People First: A Vision for the Global Urban Age. Lessons from Nordic Smart Cities
by Olli Bremer, Niko Kinnunen, Johannes Koponen, Louna Laurila, Juha Leppänen, Maria Malho, Roope Mokka, Henrik Suikkanen
Demos Helsinki publications
June 2020, 104 pages
While it is argued that smart city development is at an impasse, we argue that it is at a crossroads. It is possible to simultaneously develop and adopt new technologies and strengthen people’s rights. This has been proven in the Nordic cities and Barcelona. The People-first vision presented in this report shows how it is possible for all cities.
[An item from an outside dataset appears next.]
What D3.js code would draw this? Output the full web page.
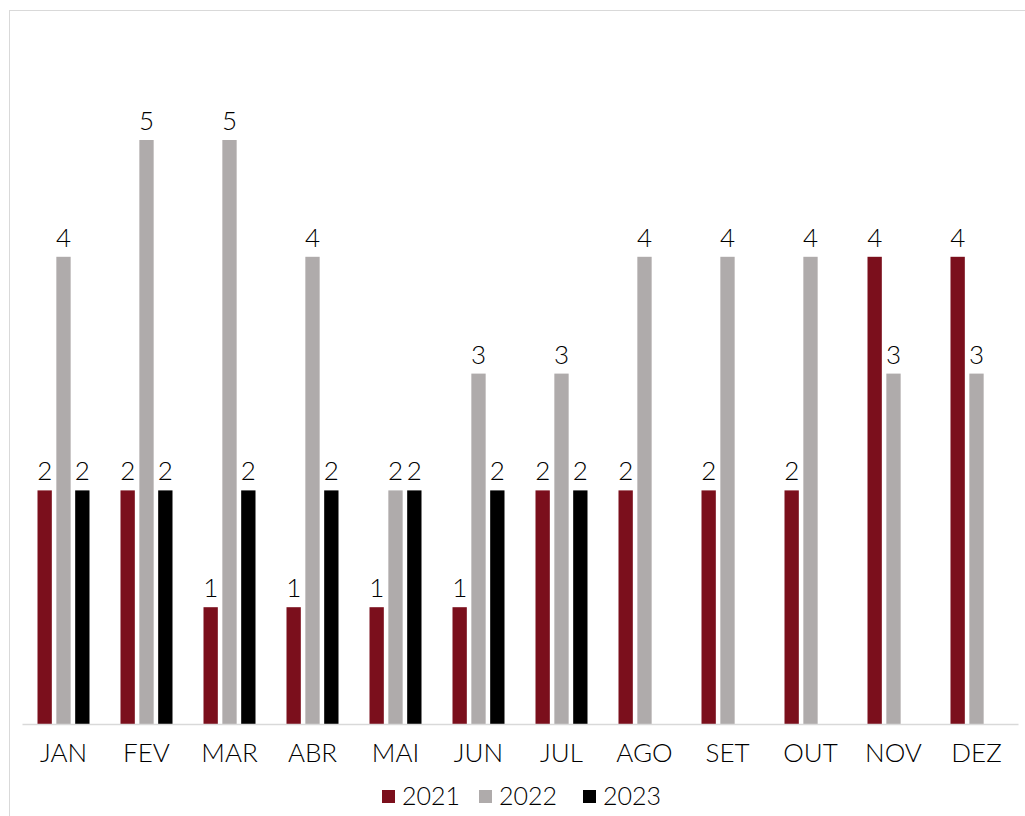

The People-first vision is a new perspective to how cities can govern and benefit from digital technologies in the global urban age, by developing people’s rights and technologies in harmony. It is based on an analysis of different ways of how this is done in Nordic cities, Nordic city networks, and in Barcelona.
The People-first vision offers an alternative to technocratic governance models that are, on the one hand, being criticised for their inclination to compartmental optimisation and, on the other hand, contributing to breaches of privacy and narrowing human rights. In the People-first vision, the mandate for governance comes directly from the people itself and hence, the technological tools are used respecting their rights.
The smart city development is at a critical crossroads, where power and politics have become central to the way digital technologies are used in cities. The vast criticism of digital technologies being used to monitor, control and even manipulate people, and to centralise and take power away from citizens and public administrations, is risking the legitimacy of the smart city project. What has been the key function of the smart city project – using digitalisation to seek efficiencies in various city operations – has given way to a new phase with competing models for governing the city and the citizens.
Despite the discontinuity of the smart city development, the promise of digital technologies and operating models for cities is unparalleled. It is most evident in driving efficiency of the built environment and other urban infrastructure which offers new ways to govern urban dwellers and foster collaboration. This is a critical element of a well-functioning city of the 21st century so the need for digital tools is not going away.
There is a number of cities that show us glimpses of how the new phase of city governance could look like by actively leading their smart city ecosystems and by putting people first. In this report, the case studies of Nordic cities (Espoo, Helsinki, Tampere, and Vantaa), a city network (Nordic Smart City Network), as well as the City of Barcelona in Spain demonstrate that cities that want to take full benefit of digital technologies have to give them sufficient priority in the city organisation, move from facilitating smart city ecosystems to leading them, and recognise that different sectors of society – civic, public, and corporate – all have unique ways of creating value.
The report thus promotes a new, Nordic-born yet universally applicable way of governing digital technologies and using them to govern a city. What is presented here is not another smart city model but an alternative to the existing approaches: a new narrative of how cities can benefit from digital technologies. The narrative defines three fundamental characteristics of smart city governance that protect and promote people’s interests in a city. The three characteristics of people-first city governance are:
- Unbounded: City governance is cross-sectoral, highly networked and organised around people’s life events and universal services rather than public sector departments.
- Vision-driven: Smart city initiatives drive the city’s long term and strategic goals (and vice versa), the city leaves space for experimenting with new initiatives, and the user point of view is in harmony with the ideal of active citizenship.
- Regenerative: The city aims to empower people and allow “emergence” of digital technologies, strengthens democracy through innovations in participation and digital markets, and creates services that allow competition and real choice
These three characteristics in the cases studied explain how Nordic cities, in particular, have managed to maintain the high usability of digital services along with promotion of people’s voluntary action.
As the smart city project has been the de facto development paradigm for cities since the 2000s, the insights gained in this study yield a wider lesson to governing cities in the urban age. The discontinuity of the smart city development is symptomatic of a far deeper change in how cities are governed.
In city governance, there is an apparent move away from the passive ecosystem facilitation role to more active modes of governance. As a consequence, different and competing ideas and ideals are emerging. The main competitors to the way of governing presented in this report are the so-called Chinese authoritarian model where states and regions hold large powers, and the so-called Silicon Valley platform model where big technology companies take the responsibilities of the city. The People-first vision unites the powers of the city organisation and the urban dwellers in order to govern global issues such as digitalisation, climate change, and migration without giving away the democratic powers to, for example, the state or the private companies.
The People-first vision essentially introduces a new philosophy for the strategic management of cities based on the ideas of active citizenship and ecosystem leadership. In practice, the People-first vision enables cities to show direction and lead the ecosystems instead of just facilitating or orchestrating them. It gives cities a better view of the interactions of people, markets, and the public sector than the current public-private-(people) partnerships provide.
The People-first vision also allows city administrations to form alliances with other cities and regional or international organisations that go beyond just sharing best practices. Most importantly, it gives the grounds for city organisations to abandon the view that public services alone create wellbeing and begin to see the potential and assets of the whole urban ecosystem.